## What to do
Find the word "size" in the material below and gather every line that contains it.

## Data extract
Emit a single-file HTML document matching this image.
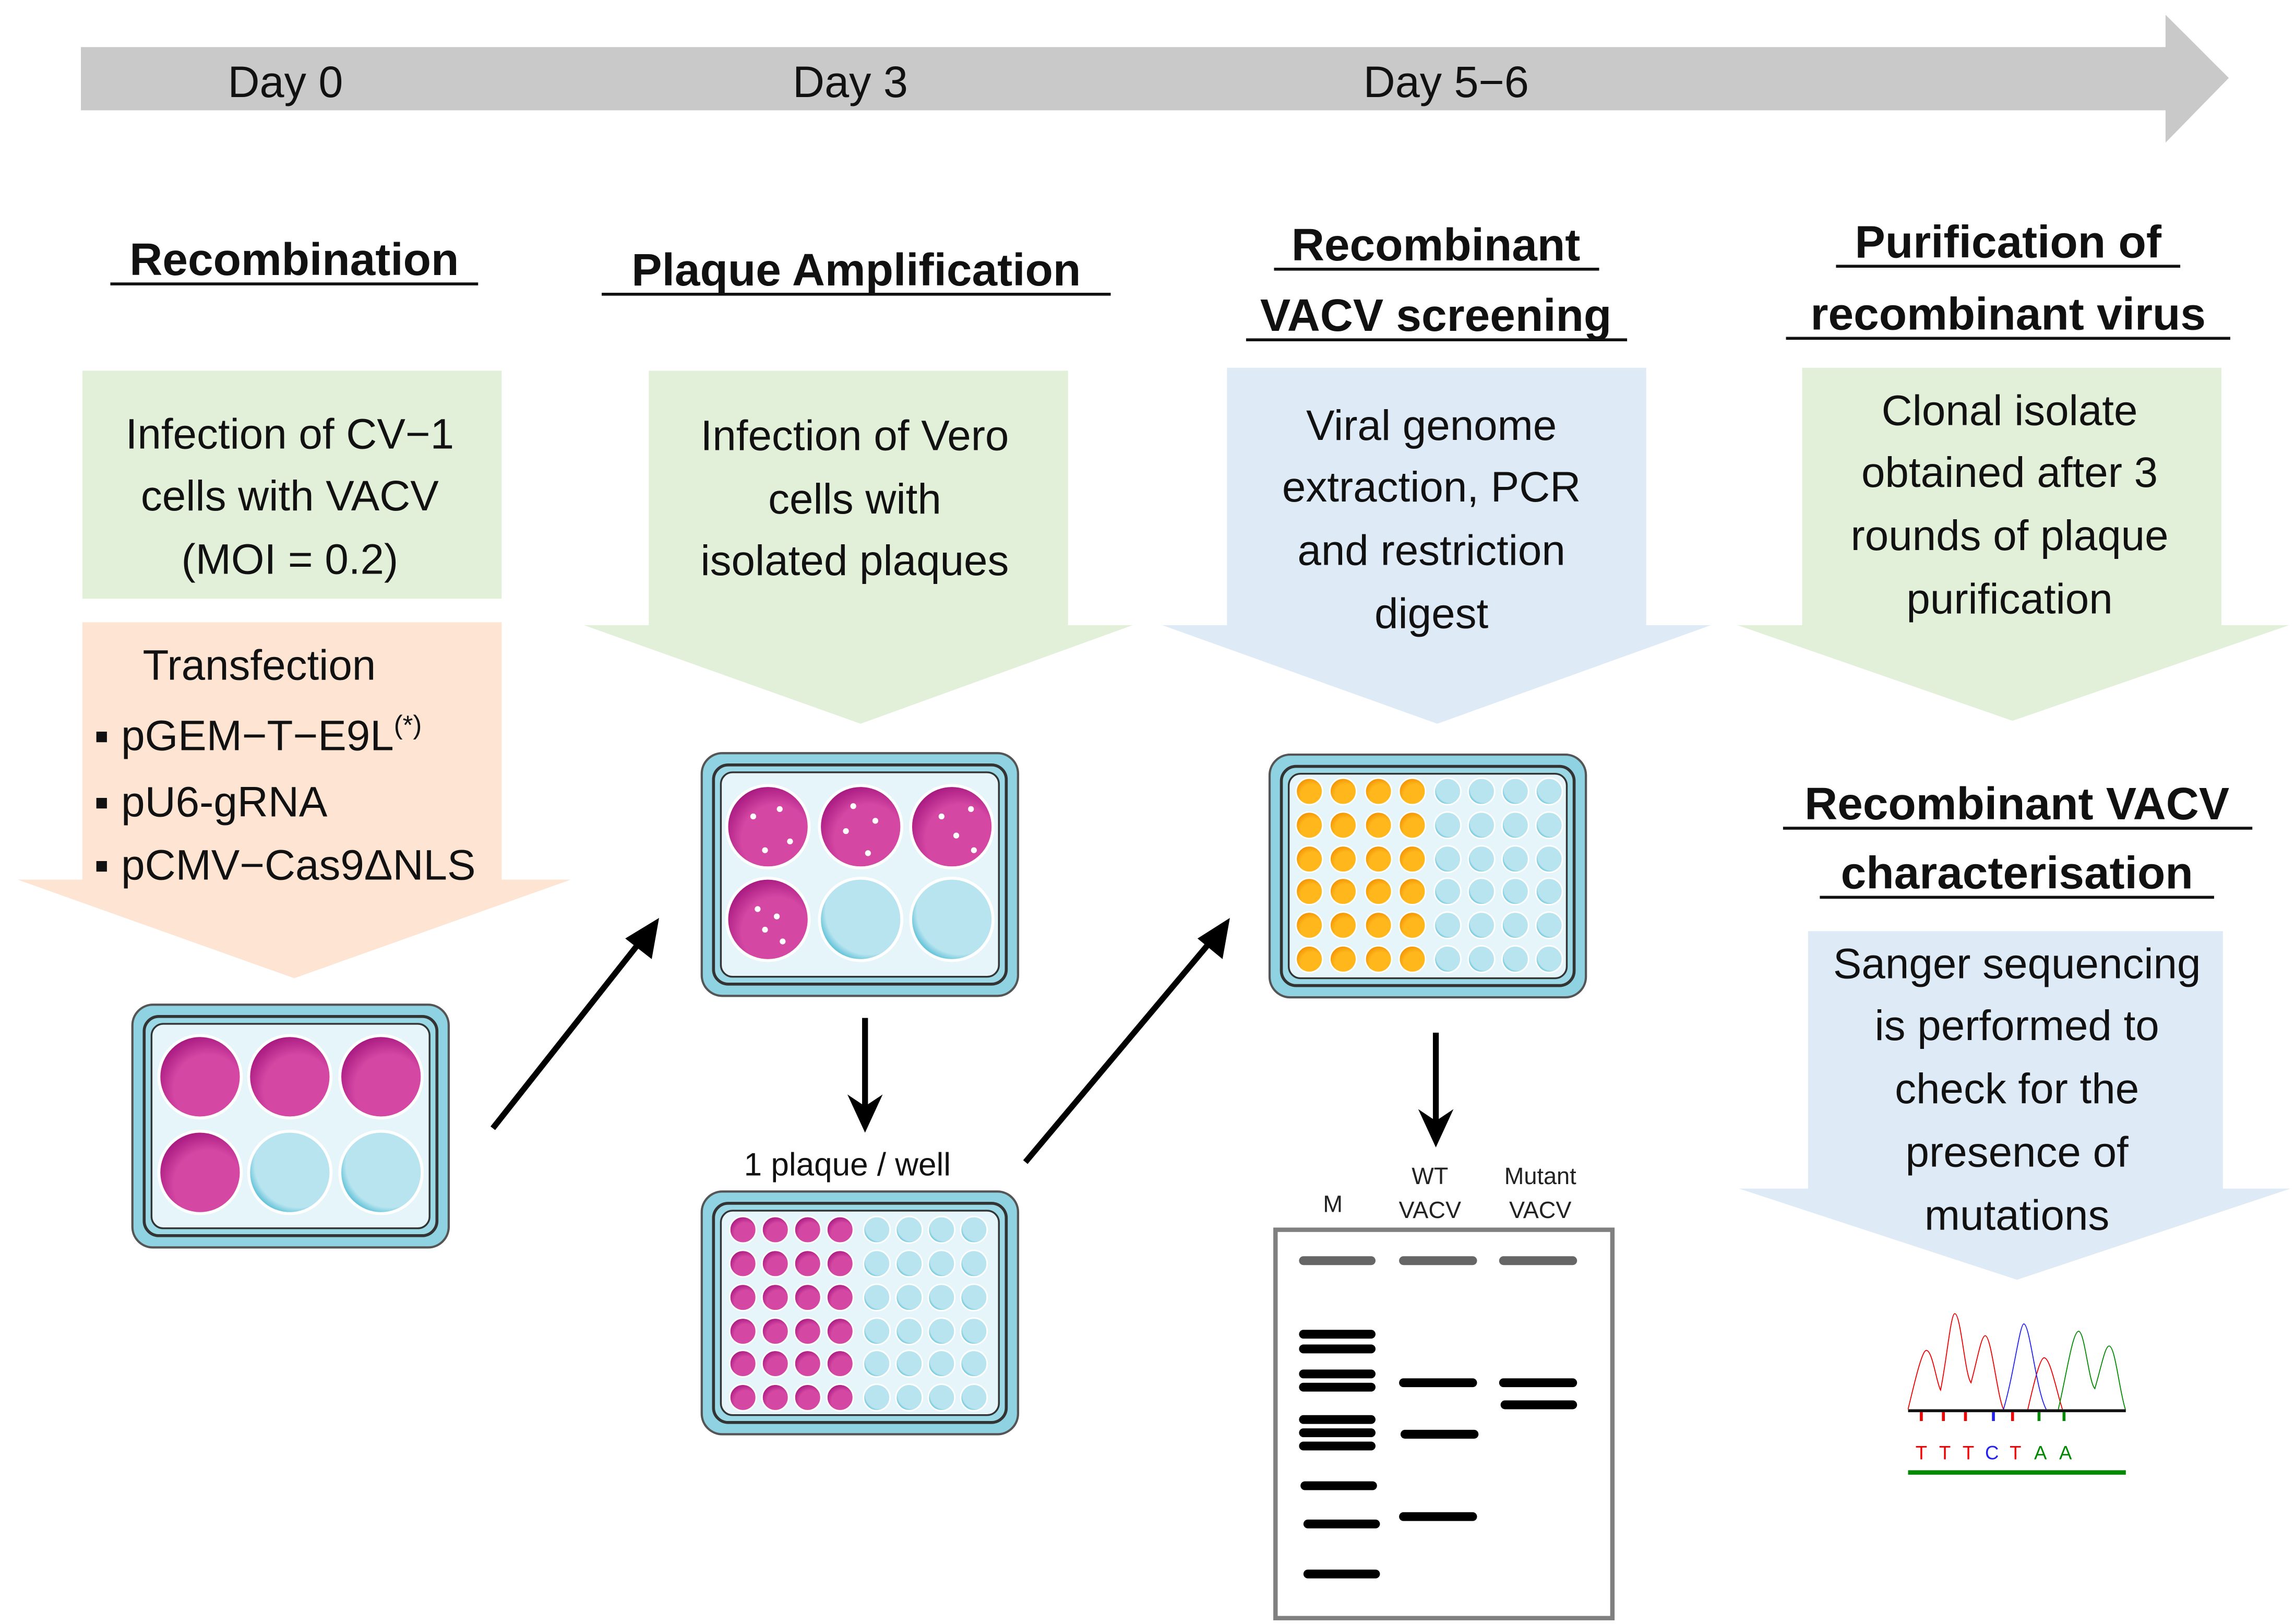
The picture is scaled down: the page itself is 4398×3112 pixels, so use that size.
<!DOCTYPE html>
<html><head><meta charset="utf-8"><style>html,body{margin:0;padding:0;background:#fff}svg{display:block}</style></head>
<body>
<svg width="4398" height="3112" viewBox="0 0 1560 1104" preserveAspectRatio="none" xmlns="http://www.w3.org/2000/svg" font-family="Liberation Sans, sans-serif">
<defs>
<radialGradient id="pk" cx="0.6" cy="0.65" r="0.7"><stop offset="0.6" stop-color="#d447a3"/><stop offset="1" stop-color="#a0127a"/></radialGradient>
<radialGradient id="bl" cx="0.6" cy="0.4" r="0.7"><stop offset="0.75" stop-color="#b8e4ef"/><stop offset="1" stop-color="#1aa7c6"/></radialGradient>
<radialGradient id="or" cx="0.6" cy="0.65" r="0.7"><stop offset="0.6" stop-color="#ffb71c"/><stop offset="1" stop-color="#f08c00"/></radialGradient>
<g id="plate6">
<rect x="0" y="0" width="215" height="165" rx="14" fill="#8fd3e3" stroke="#555" stroke-width="1.5"/>
<rect x="8" y="8" width="199" height="149" rx="10" fill="#9ad8e6" stroke="#333" stroke-width="2"/>
<rect x="13" y="13" width="189" height="139" rx="8" fill="#e6f5f9" stroke="#333" stroke-width="1.2"/>
</g>
</defs>

<!-- timeline -->
<polygon points="55,32 1472,32 1472,10 1515,53 1472,97 1472,75 55,75" fill="#c9c9c9"/>
<g font-size="30" fill="#111" text-anchor="middle">
<text x="194" y="66">Day 0</text><text x="578" y="66">Day 3</text><text x="983" y="66">Day 5−6</text>
</g>

<!-- titles -->
<g font-size="31" font-weight="bold" fill="#111" text-anchor="middle">
<text x="200" y="187">Recombination</text>
<text x="582" y="194">Plaque Amplification</text>
<text x="976" y="177">Recombinant</text>
<text x="976" y="225">VACV screening</text>
<text x="1365" y="175">Purification of</text>
<text x="1365" y="224">recombinant virus</text>
<text x="1371" y="557">Recombinant VACV</text>
<text x="1371" y="604">characterisation</text>
</g>
<g stroke="#111" stroke-width="2">
<line x1="75" y1="193" x2="325" y2="193"/>
<line x1="409" y1="200" x2="755" y2="200"/>
<line x1="866" y1="183" x2="1087" y2="183"/>
<line x1="847" y1="231" x2="1106" y2="231"/>
<line x1="1248" y1="181" x2="1482" y2="181"/>
<line x1="1214" y1="230" x2="1516" y2="230"/>
<line x1="1212" y1="563" x2="1531" y2="563"/>
<line x1="1237" y1="610" x2="1505" y2="610"/>
</g>

<!-- boxes / arrows -->
<rect x="56" y="252" width="285" height="155" fill="#e2f0d9"/>
<polygon points="56,423 341,423 341,598 388,598 200,665 12,598 56,598" fill="#fde4d3"/>
<polygon points="441,252 726,252 726,425 770,425 585,492 397,425 441,425" fill="#e2f0d9"/>
<polygon points="834,250 1119,250 1119,425 1163,425 977,492 790,425 834,425" fill="#deebf7"/>
<polygon points="1225,250 1510,250 1510,425 1556,425 1368,490 1181,425 1225,425" fill="#e2f0d9"/>
<polygon points="1229,633 1511,633 1511,808 1557,808 1371,870 1182,808 1229,808" fill="#deebf7"/>

<g font-size="29" fill="#111" text-anchor="middle">
<text x="197" y="305">Infection of CV−1</text><text x="197" y="347">cells with VACV</text><text x="197" y="390">(MOI = 0.2)</text>
<text x="581" y="306">Infection of Vero</text><text x="581" y="349">cells with</text><text x="581" y="391">isolated plaques</text>
<text x="973" y="299">Viral genome</text><text x="973" y="341">extraction, PCR</text><text x="973" y="384">and restriction</text><text x="973" y="427">digest</text>
<text x="1366" y="289">Clonal isolate</text><text x="1366" y="331">obtained after 3</text><text x="1366" y="374">rounds of plaque</text><text x="1366" y="417">purification</text>
<text x="1371" y="665">Sanger sequencing</text><text x="1371" y="707">is performed to</text><text x="1371" y="750">check for the</text><text x="1371" y="793">presence of</text><text x="1371" y="836">mutations</text>
</g>
<g font-size="29" fill="#111">
<text x="97" y="462">Transfection</text>
<text x="64" y="510">▪ pGEM−T−E9L<tspan font-size="18" dy="-11">(*)</tspan></text>
<text x="64" y="555">▪ pU6-gRNA</text>
<text x="64" y="598">▪ pCMV−Cas9ΔNLS</text>
</g>

<!-- plates -->
<use href="#plate6" x="90" y="683"/>
<g stroke="#fff" stroke-width="2">
<circle cx="136" cy="732" r="28" fill="url(#pk)"/><circle cx="197" cy="732" r="28" fill="url(#pk)"/><circle cx="259" cy="732" r="28" fill="url(#pk)"/>
<circle cx="136" cy="797" r="28" fill="url(#pk)"/><circle cx="197" cy="797" r="28" fill="url(#bl)"/><circle cx="259" cy="797" r="28" fill="url(#bl)"/>
</g>
<use href="#plate6" x="477" y="512"/>
<g stroke="#fff" stroke-width="2">
<circle cx="522" cy="562" r="28" fill="url(#pk)"/><circle cx="585" cy="562" r="28" fill="url(#pk)"/><circle cx="647" cy="562" r="28" fill="url(#pk)"/>
<circle cx="522" cy="625" r="28" fill="url(#pk)"/><circle cx="585" cy="625" r="28" fill="url(#bl)"/><circle cx="647" cy="625" r="28" fill="url(#bl)"/>
</g>
<g fill="#fff">
<circle cx="512" cy="555" r="2"/><circle cx="530" cy="550" r="2"/><circle cx="537" cy="572" r="2"/><circle cx="520" cy="578" r="2"/>
<circle cx="580" cy="548" r="2"/><circle cx="575" cy="565" r="2"/><circle cx="595" cy="558" r="2"/><circle cx="590" cy="580" r="2"/>
<circle cx="640" cy="555" r="2"/><circle cx="660" cy="550" r="2"/><circle cx="650" cy="568" r="2"/><circle cx="662" cy="578" r="2"/>
<circle cx="515" cy="618" r="2"/><circle cx="528" cy="623" r="2"/><circle cx="520" cy="632" r="2"/><circle cx="532" cy="640" r="2"/>
</g>
<use href="#plate6" x="477" y="810"/>
<g stroke="#fff" stroke-width="1">
<g fill="url(#pk)">
<circle cx="505" cy="836" r="9"/><circle cx="527" cy="836" r="9"/><circle cx="549" cy="836" r="9"/><circle cx="571" cy="836" r="9"/>
<circle cx="505" cy="859" r="9"/><circle cx="527" cy="859" r="9"/><circle cx="549" cy="859" r="9"/><circle cx="571" cy="859" r="9"/>
<circle cx="505" cy="882" r="9"/><circle cx="527" cy="882" r="9"/><circle cx="549" cy="882" r="9"/><circle cx="571" cy="882" r="9"/>
<circle cx="505" cy="905" r="9"/><circle cx="527" cy="905" r="9"/><circle cx="549" cy="905" r="9"/><circle cx="571" cy="905" r="9"/>
<circle cx="505" cy="927" r="9"/><circle cx="527" cy="927" r="9"/><circle cx="549" cy="927" r="9"/><circle cx="571" cy="927" r="9"/>
<circle cx="505" cy="950" r="9"/><circle cx="527" cy="950" r="9"/><circle cx="549" cy="950" r="9"/><circle cx="571" cy="950" r="9"/>
</g>
<g fill="url(#bl)">
<circle cx="596" cy="836" r="9"/><circle cx="618" cy="836" r="9"/><circle cx="640" cy="836" r="9"/><circle cx="662" cy="836" r="9"/>
<circle cx="596" cy="859" r="9"/><circle cx="618" cy="859" r="9"/><circle cx="640" cy="859" r="9"/><circle cx="662" cy="859" r="9"/>
<circle cx="596" cy="882" r="9"/><circle cx="618" cy="882" r="9"/><circle cx="640" cy="882" r="9"/><circle cx="662" cy="882" r="9"/>
<circle cx="596" cy="905" r="9"/><circle cx="618" cy="905" r="9"/><circle cx="640" cy="905" r="9"/><circle cx="662" cy="905" r="9"/>
<circle cx="596" cy="927" r="9"/><circle cx="618" cy="927" r="9"/><circle cx="640" cy="927" r="9"/><circle cx="662" cy="927" r="9"/>
<circle cx="596" cy="950" r="9"/><circle cx="618" cy="950" r="9"/><circle cx="640" cy="950" r="9"/><circle cx="662" cy="950" r="9"/>
</g>
</g>
<use href="#plate6" x="863" y="513"/>
<g stroke="#fff" stroke-width="1">
<g fill="url(#or)">
<circle cx="890" cy="538" r="9"/><circle cx="913" cy="538" r="9"/><circle cx="937" cy="538" r="9"/><circle cx="960" cy="538" r="9"/>
<circle cx="890" cy="561" r="9"/><circle cx="913" cy="561" r="9"/><circle cx="937" cy="561" r="9"/><circle cx="960" cy="561" r="9"/>
<circle cx="890" cy="584" r="9"/><circle cx="913" cy="584" r="9"/><circle cx="937" cy="584" r="9"/><circle cx="960" cy="584" r="9"/>
<circle cx="890" cy="606" r="9"/><circle cx="913" cy="606" r="9"/><circle cx="937" cy="606" r="9"/><circle cx="960" cy="606" r="9"/>
<circle cx="890" cy="629" r="9"/><circle cx="913" cy="629" r="9"/><circle cx="937" cy="629" r="9"/><circle cx="960" cy="629" r="9"/>
<circle cx="890" cy="652" r="9"/><circle cx="913" cy="652" r="9"/><circle cx="937" cy="652" r="9"/><circle cx="960" cy="652" r="9"/>
</g>
<g fill="url(#bl)">
<circle cx="984" cy="538" r="9"/><circle cx="1007" cy="538" r="9"/><circle cx="1030" cy="538" r="9"/><circle cx="1053" cy="538" r="9"/>
<circle cx="984" cy="561" r="9"/><circle cx="1007" cy="561" r="9"/><circle cx="1030" cy="561" r="9"/><circle cx="1053" cy="561" r="9"/>
<circle cx="984" cy="584" r="9"/><circle cx="1007" cy="584" r="9"/><circle cx="1030" cy="584" r="9"/><circle cx="1053" cy="584" r="9"/>
<circle cx="984" cy="606" r="9"/><circle cx="1007" cy="606" r="9"/><circle cx="1030" cy="606" r="9"/><circle cx="1053" cy="606" r="9"/>
<circle cx="984" cy="629" r="9"/><circle cx="1007" cy="629" r="9"/><circle cx="1030" cy="629" r="9"/><circle cx="1053" cy="629" r="9"/>
<circle cx="984" cy="652" r="9"/><circle cx="1007" cy="652" r="9"/><circle cx="1030" cy="652" r="9"/><circle cx="1053" cy="652" r="9"/>
</g>
</g>

<!-- arrows -->
<g stroke="#000" stroke-width="4" fill="none">
<line x1="335" y1="767" x2="440" y2="634"/>
<line x1="697" y1="790" x2="828" y2="634"/>
<line x1="588" y1="692" x2="588" y2="758"/>
<line x1="976" y1="702" x2="976" y2="768"/>
</g>
<g fill="#000">
<polygon points="448,624 443,652 425,638"/>
<polygon points="836,624 831,652 814,638"/>
<polygon points="588,770 576,744 588,752 600,744"/>
<polygon points="976,780 964,754 976,762 988,754"/>
</g>
<text x="576" y="799" font-size="22" text-anchor="middle" fill="#111">1 plaque / well</text>

<!-- gel -->
<g font-size="16" fill="#222" text-anchor="middle">
<text x="906" y="824">M</text>
<text x="972" y="805">WT</text><text x="972" y="828">VACV</text>
<text x="1047" y="805">Mutant</text><text x="1047" y="828">VACV</text>
</g>
<rect x="867" y="836" width="229" height="264" fill="#fff" stroke="#808080" stroke-width="3"/>
<g stroke-linecap="round" stroke-width="6" stroke="#666">
<line x1="886" y1="857" x2="932" y2="857"/><line x1="954" y1="857" x2="1001" y2="857"/><line x1="1022" y1="857" x2="1069" y2="857"/>
</g>
<g stroke-linecap="round" stroke-width="6" stroke="#000">
<line x1="886" y1="907" x2="932" y2="907"/><line x1="886" y1="917" x2="932" y2="917"/>
<line x1="886" y1="934" x2="932" y2="934"/><line x1="886" y1="943" x2="932" y2="943"/>
<line x1="886" y1="965" x2="932" y2="965"/><line x1="886" y1="974" x2="932" y2="974"/><line x1="886" y1="983" x2="932" y2="983"/>
<line x1="887" y1="1010" x2="933" y2="1010"/><line x1="889" y1="1036" x2="935" y2="1036"/><line x1="889" y1="1070" x2="935" y2="1070"/>
<line x1="954" y1="940" x2="1001" y2="940"/><line x1="955" y1="975" x2="1002" y2="975"/><line x1="954" y1="1031" x2="1001" y2="1031"/>
<line x1="1022" y1="940" x2="1069" y2="940"/><line x1="1023" y1="955" x2="1069" y2="955"/>
</g>

<!-- chromatogram -->
<g fill="none" stroke-width="1.8" transform="translate(1297,0) scale(1.38,1) translate(-1298,0)">
<path vector-effect="non-scaling-stroke" d="M1298,958 C1302,935 1305,918 1307,918 C1310,918 1312,940 1314,945 C1317,925 1319,893 1321,893 C1324,893 1326,935 1329,940 C1332,925 1334,908 1336,908 C1339,908 1342,950 1345,958 M1357,958 C1360,940 1363,923 1365,923 C1368,923 1371,945 1374,958" stroke="#e00"/>
<path vector-effect="non-scaling-stroke" d="M1345,958 C1350,935 1353,900 1355,900 C1358,900 1361,945 1366,958" stroke="#22e"/>
<path vector-effect="non-scaling-stroke" d="M1372,958 C1376,935 1379,905 1382,905 C1385,905 1387,940 1390,944 C1393,930 1395,915 1397,915 C1400,915 1402,945 1405,958" stroke="#080"/>
</g>
<line x1="1297" y1="959" x2="1445" y2="959" stroke="#111" stroke-width="2"/>
<g stroke-width="2">
<line x1="1306" y1="960" x2="1306" y2="966" stroke="#e00"/><line x1="1321" y1="960" x2="1321" y2="966" stroke="#e00"/><line x1="1336" y1="960" x2="1336" y2="966" stroke="#e00"/>
<line x1="1355" y1="960" x2="1355" y2="966" stroke="#22e"/><line x1="1368" y1="960" x2="1368" y2="966" stroke="#e00"/>
<line x1="1386" y1="960" x2="1386" y2="966" stroke="#080"/><line x1="1403" y1="960" x2="1403" y2="966" stroke="#080"/>
</g>
<g font-size="13" text-anchor="middle">
<text x="1306" y="992" fill="#e00">T</text><text x="1322" y="992" fill="#e00">T</text><text x="1338" y="992" fill="#e00">T</text>
<text x="1354" y="992" fill="#22e">C</text><text x="1370" y="992" fill="#e00">T</text>
<text x="1387" y="992" fill="#080">A</text><text x="1404" y="992" fill="#080">A</text>
</g>
<line x1="1297" y1="1001" x2="1445" y2="1001" stroke="#080" stroke-width="3"/>
</svg>
</body></html>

## Correct answer
The picture is scaled down: the page itself is 4398×3112 pixels, so use that size.
<g font-size="30" fill="#111" text-anchor="middle">
<g font-size="31" font-weight="bold" fill="#111" text-anchor="middle">
<g font-size="29" fill="#111" text-anchor="middle">
<g font-size="29" fill="#111">
<text x="64" y="510">▪ pGEM−T−E9L<tspan font-size="18" dy="-11">(*)</tspan></text>
<text x="576" y="799" font-size="22" text-anchor="middle" fill="#111">1 plaque / well</text>
<g font-size="16" fill="#222" text-anchor="middle">
<g font-size="13" text-anchor="middle">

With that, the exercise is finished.